-- start SUPPLIED MATERIAL --

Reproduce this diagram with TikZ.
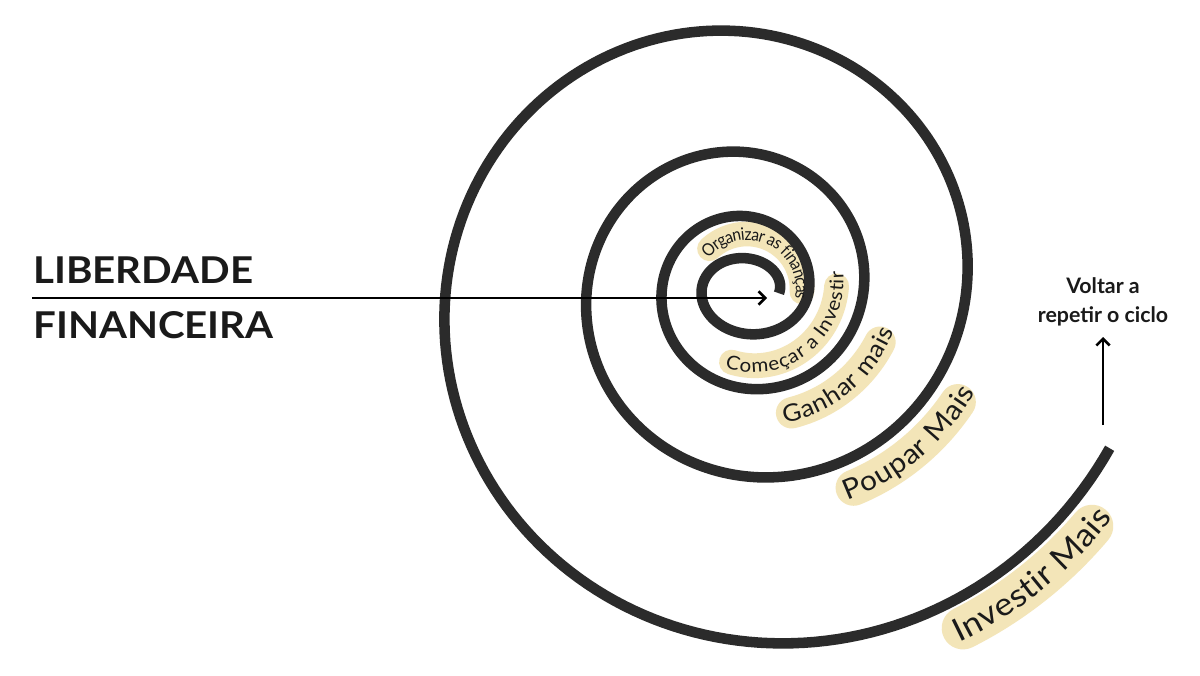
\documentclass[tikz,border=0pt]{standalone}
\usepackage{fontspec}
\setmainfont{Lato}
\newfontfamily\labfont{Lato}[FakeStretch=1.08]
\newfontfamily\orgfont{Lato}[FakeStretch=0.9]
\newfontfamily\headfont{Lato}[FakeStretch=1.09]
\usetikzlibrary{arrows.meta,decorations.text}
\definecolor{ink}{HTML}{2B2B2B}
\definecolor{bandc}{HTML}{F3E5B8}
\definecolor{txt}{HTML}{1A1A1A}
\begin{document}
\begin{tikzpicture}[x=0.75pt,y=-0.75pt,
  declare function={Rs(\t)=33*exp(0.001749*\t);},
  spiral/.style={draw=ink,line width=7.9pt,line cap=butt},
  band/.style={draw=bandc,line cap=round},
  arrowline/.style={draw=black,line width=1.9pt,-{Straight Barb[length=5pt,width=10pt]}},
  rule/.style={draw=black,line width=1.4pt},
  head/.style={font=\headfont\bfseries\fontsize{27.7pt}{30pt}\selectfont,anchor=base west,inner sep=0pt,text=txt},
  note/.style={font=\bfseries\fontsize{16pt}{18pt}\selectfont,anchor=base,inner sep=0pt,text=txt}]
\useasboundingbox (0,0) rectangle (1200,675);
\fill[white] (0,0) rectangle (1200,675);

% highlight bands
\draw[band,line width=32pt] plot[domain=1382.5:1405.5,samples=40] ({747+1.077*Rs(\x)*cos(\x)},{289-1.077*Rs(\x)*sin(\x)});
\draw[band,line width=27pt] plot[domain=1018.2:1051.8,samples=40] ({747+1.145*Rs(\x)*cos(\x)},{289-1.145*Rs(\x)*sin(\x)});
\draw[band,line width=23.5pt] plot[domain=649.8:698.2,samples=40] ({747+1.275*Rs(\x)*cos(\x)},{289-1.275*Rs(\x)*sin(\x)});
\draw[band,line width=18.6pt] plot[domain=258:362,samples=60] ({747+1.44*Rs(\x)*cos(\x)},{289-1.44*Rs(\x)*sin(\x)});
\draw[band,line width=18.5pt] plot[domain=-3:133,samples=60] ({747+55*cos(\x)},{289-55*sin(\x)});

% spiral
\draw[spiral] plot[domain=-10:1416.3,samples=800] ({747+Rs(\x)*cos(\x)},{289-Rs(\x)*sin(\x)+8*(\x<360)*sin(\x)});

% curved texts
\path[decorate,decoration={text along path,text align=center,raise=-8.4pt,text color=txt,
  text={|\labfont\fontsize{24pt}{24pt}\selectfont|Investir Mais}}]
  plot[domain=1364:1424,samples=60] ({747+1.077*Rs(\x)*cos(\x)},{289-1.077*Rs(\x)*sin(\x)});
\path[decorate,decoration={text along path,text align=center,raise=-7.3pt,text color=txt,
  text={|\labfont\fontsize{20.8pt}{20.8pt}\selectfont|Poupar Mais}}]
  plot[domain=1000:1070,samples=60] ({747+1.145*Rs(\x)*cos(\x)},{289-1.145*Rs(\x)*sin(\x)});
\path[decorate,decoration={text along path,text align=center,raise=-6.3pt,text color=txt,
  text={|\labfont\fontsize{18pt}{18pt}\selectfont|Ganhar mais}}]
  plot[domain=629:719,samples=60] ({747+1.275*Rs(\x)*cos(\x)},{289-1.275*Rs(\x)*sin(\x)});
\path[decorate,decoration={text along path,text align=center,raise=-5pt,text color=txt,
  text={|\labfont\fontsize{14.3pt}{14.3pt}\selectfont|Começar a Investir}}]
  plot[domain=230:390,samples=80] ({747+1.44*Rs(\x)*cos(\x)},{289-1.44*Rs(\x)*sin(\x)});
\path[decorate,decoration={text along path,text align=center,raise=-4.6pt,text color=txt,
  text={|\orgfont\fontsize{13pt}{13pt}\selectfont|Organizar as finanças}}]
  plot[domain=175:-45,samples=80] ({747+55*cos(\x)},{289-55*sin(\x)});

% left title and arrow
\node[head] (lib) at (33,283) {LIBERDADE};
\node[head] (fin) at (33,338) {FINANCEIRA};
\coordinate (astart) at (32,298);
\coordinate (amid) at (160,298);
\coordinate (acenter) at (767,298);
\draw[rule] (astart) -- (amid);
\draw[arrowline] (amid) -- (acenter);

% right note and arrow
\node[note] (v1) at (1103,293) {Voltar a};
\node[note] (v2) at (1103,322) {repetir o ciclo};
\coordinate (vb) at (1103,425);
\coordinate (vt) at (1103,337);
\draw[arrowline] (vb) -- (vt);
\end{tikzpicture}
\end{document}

-- end SUPPLIED MATERIAL --

[EXERCISE AIM] Please write out all of the material above without changing a word, and omit any pictures.

[OUTPUT FOR THIS EXERCISE]
Reproduce this diagram with TikZ.
\documentclass[tikz,border=0pt]{standalone}
\usepackage{fontspec}
\setmainfont{Lato}
\newfontfamily\labfont{Lato}[FakeStretch=1.08]
\newfontfamily\orgfont{Lato}[FakeStretch=0.9]
\newfontfamily\headfont{Lato}[FakeStretch=1.09]
\usetikzlibrary{arrows.meta,decorations.text}
\definecolor{ink}{HTML}{2B2B2B}
\definecolor{bandc}{HTML}{F3E5B8}
\definecolor{txt}{HTML}{1A1A1A}
\begin{document}
\begin{tikzpicture}[x=0.75pt,y=-0.75pt,
  declare function={Rs(\t)=33*exp(0.001749*\t);},
  spiral/.style={draw=ink,line width=7.9pt,line cap=butt},
  band/.style={draw=bandc,line cap=round},
  arrowline/.style={draw=black,line width=1.9pt,-{Straight Barb[length=5pt,width=10pt]}},
  rule/.style={draw=black,line width=1.4pt},
  head/.style={font=\headfont\bfseries\fontsize{27.7pt}{30pt}\selectfont,anchor=base west,inner sep=0pt,text=txt},
  note/.style={font=\bfseries\fontsize{16pt}{18pt}\selectfont,anchor=base,inner sep=0pt,text=txt}]
\useasboundingbox (0,0) rectangle (1200,675);
\fill[white] (0,0) rectangle (1200,675);

% highlight bands
\draw[band,line width=32pt] plot[domain=1382.5:1405.5,samples=40] ({747+1.077*Rs(\x)*cos(\x)},{289-1.077*Rs(\x)*sin(\x)});
\draw[band,line width=27pt] plot[domain=1018.2:1051.8,samples=40] ({747+1.145*Rs(\x)*cos(\x)},{289-1.145*Rs(\x)*sin(\x)});
\draw[band,line width=23.5pt] plot[domain=649.8:698.2,samples=40] ({747+1.275*Rs(\x)*cos(\x)},{289-1.275*Rs(\x)*sin(\x)});
\draw[band,line width=18.6pt] plot[domain=258:362,samples=60] ({747+1.44*Rs(\x)*cos(\x)},{289-1.44*Rs(\x)*sin(\x)});
\draw[band,line width=18.5pt] plot[domain=-3:133,samples=60] ({747+55*cos(\x)},{289-55*sin(\x)});

% spiral
\draw[spiral] plot[domain=-10:1416.3,samples=800] ({747+Rs(\x)*cos(\x)},{289-Rs(\x)*sin(\x)+8*(\x<360)*sin(\x)});

% curved texts
\path[decorate,decoration={text along path,text align=center,raise=-8.4pt,text color=txt,
  text={|\labfont\fontsize{24pt}{24pt}\selectfont|Investir Mais}}]
  plot[domain=1364:1424,samples=60] ({747+1.077*Rs(\x)*cos(\x)},{289-1.077*Rs(\x)*sin(\x)});
\path[decorate,decoration={text along path,text align=center,raise=-7.3pt,text color=txt,
  text={|\labfont\fontsize{20.8pt}{20.8pt}\selectfont|Poupar Mais}}]
  plot[domain=1000:1070,samples=60] ({747+1.145*Rs(\x)*cos(\x)},{289-1.145*Rs(\x)*sin(\x)});
\path[decorate,decoration={text along path,text align=center,raise=-6.3pt,text color=txt,
  text={|\labfont\fontsize{18pt}{18pt}\selectfont|Ganhar mais}}]
  plot[domain=629:719,samples=60] ({747+1.275*Rs(\x)*cos(\x)},{289-1.275*Rs(\x)*sin(\x)});
\path[decorate,decoration={text along path,text align=center,raise=-5pt,text color=txt,
  text={|\labfont\fontsize{14.3pt}{14.3pt}\selectfont|Começar a Investir}}]
  plot[domain=230:390,samples=80] ({747+1.44*Rs(\x)*cos(\x)},{289-1.44*Rs(\x)*sin(\x)});
\path[decorate,decoration={text along path,text align=center,raise=-4.6pt,text color=txt,
  text={|\orgfont\fontsize{13pt}{13pt}\selectfont|Organizar as finanças}}]
  plot[domain=175:-45,samples=80] ({747+55*cos(\x)},{289-55*sin(\x)});

% left title and arrow
\node[head] (lib) at (33,283) {LIBERDADE};
\node[head] (fin) at (33,338) {FINANCEIRA};
\coordinate (astart) at (32,298);
\coordinate (amid) at (160,298);
\coordinate (acenter) at (767,298);
\draw[rule] (astart) -- (amid);
\draw[arrowline] (amid) -- (acenter);

% right note and arrow
\node[note] (v1) at (1103,293) {Voltar a};
\node[note] (v2) at (1103,322) {repetir o ciclo};
\coordinate (vb) at (1103,425);
\coordinate (vt) at (1103,337);
\draw[arrowline] (vb) -- (vt);
\end{tikzpicture}
\end{document}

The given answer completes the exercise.